> _What you have to do_:
Transcribe the whole listing without a single picture.

— START —

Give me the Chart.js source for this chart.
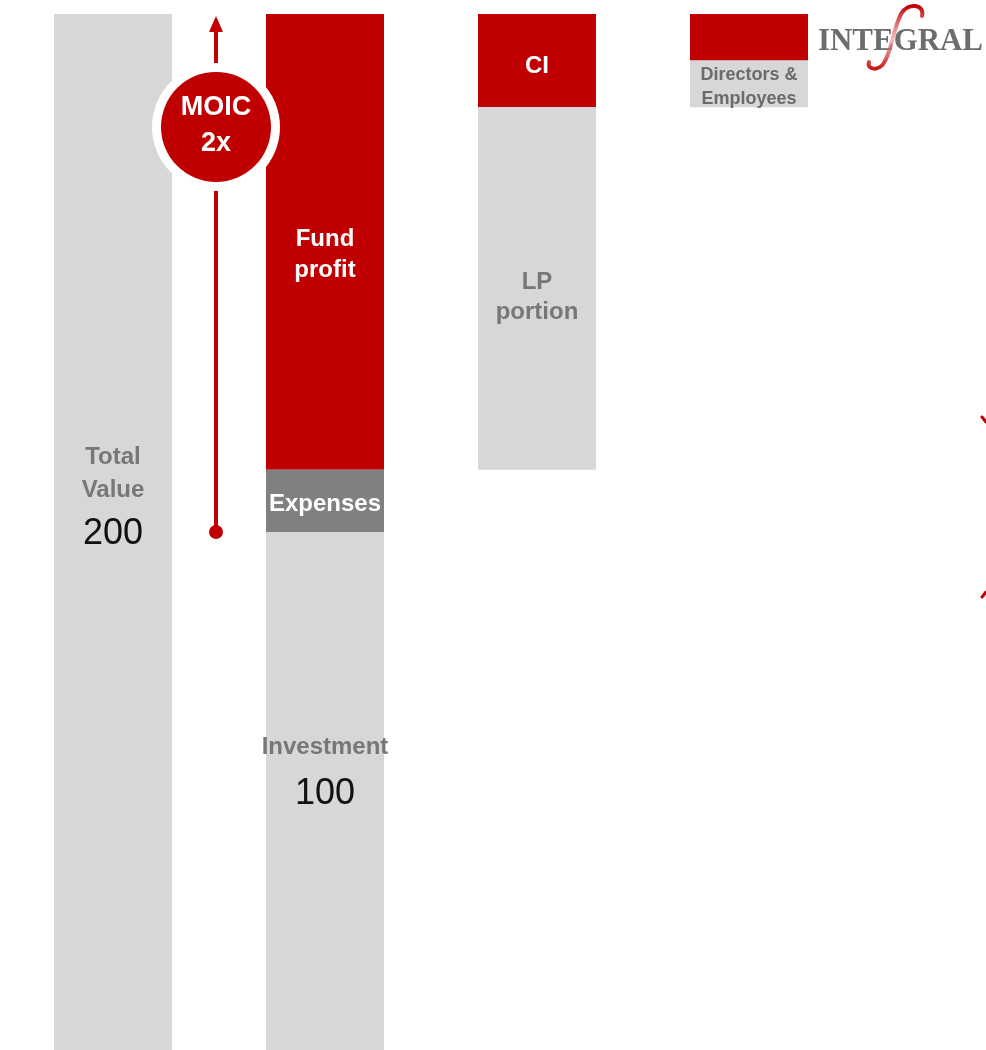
<!DOCTYPE html>
<html lang="en">
<head>
<meta charset="UTF-8">
<title>Fund waterfall</title>
<script src="https://cdn.jsdelivr.net/npm/chart.js"></script>
<style>
  * { margin: 0; padding: 0; box-sizing: border-box; }
  body { background: #fff; width: 986px; height: 1050px; overflow: hidden; }
  #wrap { position: relative; width: 986px; height: 1050px; }
</style>
</head>
<body>
<div id="wrap"><canvas id="chart" width="986" height="1050"></canvas></div>
<script>
  // categories (columns) and floating segments [low, high]
  const categories = ['Total', 'Fund', 'Split', 'Carry'];
  const lightSegments = [[0, 200], [0, 100], [112, 182], [182, 191]];
  const expenseSegments = [null, [100, 112], null, null];
  const redSegments = [null, [112, 200], [182, 200], [191, 200]];

  // in-bar labels: column, value for the text line, text, kind
  const labelCats = [0, 0, 0, 1, 1, 1, 1, 1, 2, 2, 2, 3, 3];
  const labelVals = [114.7, 108.5, 100, 156.8, 150.8, 105.8, 58.9, 49.8, 148.6, 142.7, 190.3, 188.6, 184];
  const labelTexts = ['Total', 'Value', '200', 'Fund', 'profit', 'Expenses', 'Investment', '100', 'LP', 'portion', 'CI', 'Directors &', 'Employees'];
  const labelKinds = ['gray', 'gray', 'num', 'white', 'white', 'white', 'gray', 'num', 'gray', 'gray', 'white', 'small', 'small'];

  // MOIC arrow: from investment to total value
  const moicFrom = 100;
  const moicTo = 200;
  const moicCircleVal = 178.2;
  const moicText = ['MOIC', '2x'];

  const RED = '#C00000';
  const LIGHT = '#D6D7D9';
  const DARK = '#808080';
  const SANS = '"Liberation Sans", Arial, sans-serif';

  const labelPlugin = {
    id: 'labels',
    afterDatasetsDraw(chart) {
      const { ctx, scales: { x, y } } = chart;
      ctx.save();
      ctx.textAlign = 'center';
      ctx.textBaseline = 'middle';
      labelTexts.forEach((t, i) => {
        const kind = labelKinds[i];
        if (kind === 'num') {
          ctx.font = '36px ' + SANS;
          ctx.fillStyle = '#111';
        } else if (kind === 'small') {
          ctx.font = 'bold 18px ' + SANS;
          ctx.fillStyle = '#6b6b6b';
        } else {
          ctx.font = 'bold 24px ' + SANS;
          ctx.fillStyle = kind === 'white' ? '#fff' : '#777';
        }
        ctx.fillText(t, x.getPixelForValue(labelCats[i]), y.getPixelForValue(labelVals[i]) + 2);
      });

      // MOIC arrow between first two columns
      const ax = (x.getPixelForValue(0) + x.getPixelForValue(1)) / 2 - 3;
      const yBot = y.getPixelForValue(moicFrom);
      const yTop = y.getPixelForValue(moicTo) + 2;
      ctx.strokeStyle = RED;
      ctx.fillStyle = RED;
      ctx.lineWidth = 4;
      ctx.beginPath();
      ctx.moveTo(ax, yBot);
      ctx.lineTo(ax, yTop + 14);
      ctx.stroke();
      ctx.beginPath();
      ctx.moveTo(ax, yTop);
      ctx.lineTo(ax - 7, yTop + 16);
      ctx.lineTo(ax + 7, yTop + 16);
      ctx.closePath();
      ctx.fill();
      ctx.beginPath();
      ctx.arc(ax, yBot, 7, 0, Math.PI * 2);
      ctx.fill();

      const cy = y.getPixelForValue(moicCircleVal);
      ctx.beginPath();
      ctx.arc(ax, cy, 64, 0, Math.PI * 2);
      ctx.fillStyle = '#fff';
      ctx.fill();
      ctx.beginPath();
      ctx.arc(ax, cy, 55, 0, Math.PI * 2);
      ctx.fillStyle = RED;
      ctx.fill();
      ctx.fillStyle = '#fff';
      ctx.font = 'bold 27px ' + SANS;
      ctx.fillText(moicText[0], ax, cy - 19);
      ctx.fillText(moicText[1], ax, cy + 17);

      // logo
      ctx.textAlign = 'left';
      ctx.textBaseline = 'alphabetic';
      ctx.font = 'bold 32px "Liberation Serif", "DejaVu Serif", serif';
      ctx.fillStyle = '#6d6d6d';
      const w = ctx.measureText('INTEGRAL').width;
      ctx.save();
      ctx.translate(818, 50);
      ctx.scale(165 / w, 1);
      ctx.fillText('INTEGRAL', 0, 0);
      ctx.restore();
      const g = ctx.createLinearGradient(0, 6, 0, 72);
      g.addColorStop(0, RED);
      g.addColorStop(0.5, 'rgba(235,140,140,0.6)');
      g.addColorStop(1, RED);
      ctx.strokeStyle = g;
      ctx.lineWidth = 4;
      ctx.lineCap = 'round';
      ctx.beginPath();
      ctx.moveTo(922, 16);
      ctx.bezierCurveTo(925, 4, 908, 2, 901, 14);
      ctx.bezierCurveTo(893, 30, 892, 48, 885, 61);
      ctx.bezierCurveTo(880, 72, 866, 70, 869, 62);
      ctx.stroke();

      // small marks at the right edge
      ctx.strokeStyle = RED;
      ctx.lineWidth = 3;
      ctx.beginPath();
      ctx.moveTo(982, 417); ctx.lineTo(986, 422);
      ctx.moveTo(982, 597); ctx.lineTo(986, 592);
      ctx.stroke();
      ctx.restore();
    }
  };

  const common = { grouped: false, barPercentage: 118 / 212, categoryPercentage: 1, borderWidth: 0 };

  new Chart(document.getElementById('chart'), {
    type: 'bar',
    data: {
      labels: categories,
      datasets: [
        Object.assign({ label: 'Base', data: lightSegments, backgroundColor: LIGHT }, common),
        Object.assign({ label: 'Expenses', data: expenseSegments, backgroundColor: DARK }, common),
        Object.assign({ label: 'Profit', data: redSegments, backgroundColor: RED }, common)
      ]
    },
    options: {
      responsive: false,
      animation: false,
      layout: { padding: { left: 7, right: 131, top: 14, bottom: 0 } },
      plugins: { legend: { display: false }, tooltip: { enabled: false } },
      scales: {
        x: { display: false, offset: true, grid: { display: false } },
        y: { display: false, min: 0, max: 200, grid: { display: false } }
      }
    },
    plugins: [labelPlugin]
  });
</script>
</body>
</html>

— END —

> _Output below_:
Give me the Chart.js source for this chart.
<!DOCTYPE html>
<html lang="en">
<head>
<meta charset="UTF-8">
<title>Fund waterfall</title>
<script src="https://cdn.jsdelivr.net/npm/chart.js"></script>
<style>
  * { margin: 0; padding: 0; box-sizing: border-box; }
  body { background: #fff; width: 986px; height: 1050px; overflow: hidden; }
  #wrap { position: relative; width: 986px; height: 1050px; }
</style>
</head>
<body>
<div id="wrap"><canvas id="chart" width="986" height="1050"></canvas></div>
<script>
  // categories (columns) and floating segments [low, high]
  const categories = ['Total', 'Fund', 'Split', 'Carry'];
  const lightSegments = [[0, 200], [0, 100], [112, 182], [182, 191]];
  const expenseSegments = [null, [100, 112], null, null];
  const redSegments = [null, [112, 200], [182, 200], [191, 200]];

  // in-bar labels: column, value for the text line, text, kind
  const labelCats = [0, 0, 0, 1, 1, 1, 1, 1, 2, 2, 2, 3, 3];
  const labelVals = [114.7, 108.5, 100, 156.8, 150.8, 105.8, 58.9, 49.8, 148.6, 142.7, 190.3, 188.6, 184];
  const labelTexts = ['Total', 'Value', '200', 'Fund', 'profit', 'Expenses', 'Investment', '100', 'LP', 'portion', 'CI', 'Directors &', 'Employees'];
  const labelKinds = ['gray', 'gray', 'num', 'white', 'white', 'white', 'gray', 'num', 'gray', 'gray', 'white', 'small', 'small'];

  // MOIC arrow: from investment to total value
  const moicFrom = 100;
  const moicTo = 200;
  const moicCircleVal = 178.2;
  const moicText = ['MOIC', '2x'];

  const RED = '#C00000';
  const LIGHT = '#D6D7D9';
  const DARK = '#808080';
  const SANS = '"Liberation Sans", Arial, sans-serif';

  const labelPlugin = {
    id: 'labels',
    afterDatasetsDraw(chart) {
      const { ctx, scales: { x, y } } = chart;
      ctx.save();
      ctx.textAlign = 'center';
      ctx.textBaseline = 'middle';
      labelTexts.forEach((t, i) => {
        const kind = labelKinds[i];
        if (kind === 'num') {
          ctx.font = '36px ' + SANS;
          ctx.fillStyle = '#111';
        } else if (kind === 'small') {
          ctx.font = 'bold 18px ' + SANS;
          ctx.fillStyle = '#6b6b6b';
        } else {
          ctx.font = 'bold 24px ' + SANS;
          ctx.fillStyle = kind === 'white' ? '#fff' : '#777';
        }
        ctx.fillText(t, x.getPixelForValue(labelCats[i]), y.getPixelForValue(labelVals[i]) + 2);
      });

      // MOIC arrow between first two columns
      const ax = (x.getPixelForValue(0) + x.getPixelForValue(1)) / 2 - 3;
      const yBot = y.getPixelForValue(moicFrom);
      const yTop = y.getPixelForValue(moicTo) + 2;
      ctx.strokeStyle = RED;
      ctx.fillStyle = RED;
      ctx.lineWidth = 4;
      ctx.beginPath();
      ctx.moveTo(ax, yBot);
      ctx.lineTo(ax, yTop + 14);
      ctx.stroke();
      ctx.beginPath();
      ctx.moveTo(ax, yTop);
      ctx.lineTo(ax - 7, yTop + 16);
      ctx.lineTo(ax + 7, yTop + 16);
      ctx.closePath();
      ctx.fill();
      ctx.beginPath();
      ctx.arc(ax, yBot, 7, 0, Math.PI * 2);
      ctx.fill();

      const cy = y.getPixelForValue(moicCircleVal);
      ctx.beginPath();
      ctx.arc(ax, cy, 64, 0, Math.PI * 2);
      ctx.fillStyle = '#fff';
      ctx.fill();
      ctx.beginPath();
      ctx.arc(ax, cy, 55, 0, Math.PI * 2);
      ctx.fillStyle = RED;
      ctx.fill();
      ctx.fillStyle = '#fff';
      ctx.font = 'bold 27px ' + SANS;
      ctx.fillText(moicText[0], ax, cy - 19);
      ctx.fillText(moicText[1], ax, cy + 17);

      // logo
      ctx.textAlign = 'left';
      ctx.textBaseline = 'alphabetic';
      ctx.font = 'bold 32px "Liberation Serif", "DejaVu Serif", serif';
      ctx.fillStyle = '#6d6d6d';
      const w = ctx.measureText('INTEGRAL').width;
      ctx.save();
      ctx.translate(818, 50);
      ctx.scale(165 / w, 1);
      ctx.fillText('INTEGRAL', 0, 0);
      ctx.restore();
      const g = ctx.createLinearGradient(0, 6, 0, 72);
      g.addColorStop(0, RED);
      g.addColorStop(0.5, 'rgba(235,140,140,0.6)');
      g.addColorStop(1, RED);
      ctx.strokeStyle = g;
      ctx.lineWidth = 4;
      ctx.lineCap = 'round';
      ctx.beginPath();
      ctx.moveTo(922, 16);
      ctx.bezierCurveTo(925, 4, 908, 2, 901, 14);
      ctx.bezierCurveTo(893, 30, 892, 48, 885, 61);
      ctx.bezierCurveTo(880, 72, 866, 70, 869, 62);
      ctx.stroke();

      // small marks at the right edge
      ctx.strokeStyle = RED;
      ctx.lineWidth = 3;
      ctx.beginPath();
      ctx.moveTo(982, 417); ctx.lineTo(986, 422);
      ctx.moveTo(982, 597); ctx.lineTo(986, 592);
      ctx.stroke();
      ctx.restore();
    }
  };

  const common = { grouped: false, barPercentage: 118 / 212, categoryPercentage: 1, borderWidth: 0 };

  new Chart(document.getElementById('chart'), {
    type: 'bar',
    data: {
      labels: categories,
      datasets: [
        Object.assign({ label: 'Base', data: lightSegments, backgroundColor: LIGHT }, common),
        Object.assign({ label: 'Expenses', data: expenseSegments, backgroundColor: DARK }, common),
        Object.assign({ label: 'Profit', data: redSegments, backgroundColor: RED }, common)
      ]
    },
    options: {
      responsive: false,
      animation: false,
      layout: { padding: { left: 7, right: 131, top: 14, bottom: 0 } },
      plugins: { legend: { display: false }, tooltip: { enabled: false } },
      scales: {
        x: { display: false, offset: true, grid: { display: false } },
        y: { display: false, min: 0, max: 200, grid: { display: false } }
      }
    },
    plugins: [labelPlugin]
  });
</script>
</body>
</html>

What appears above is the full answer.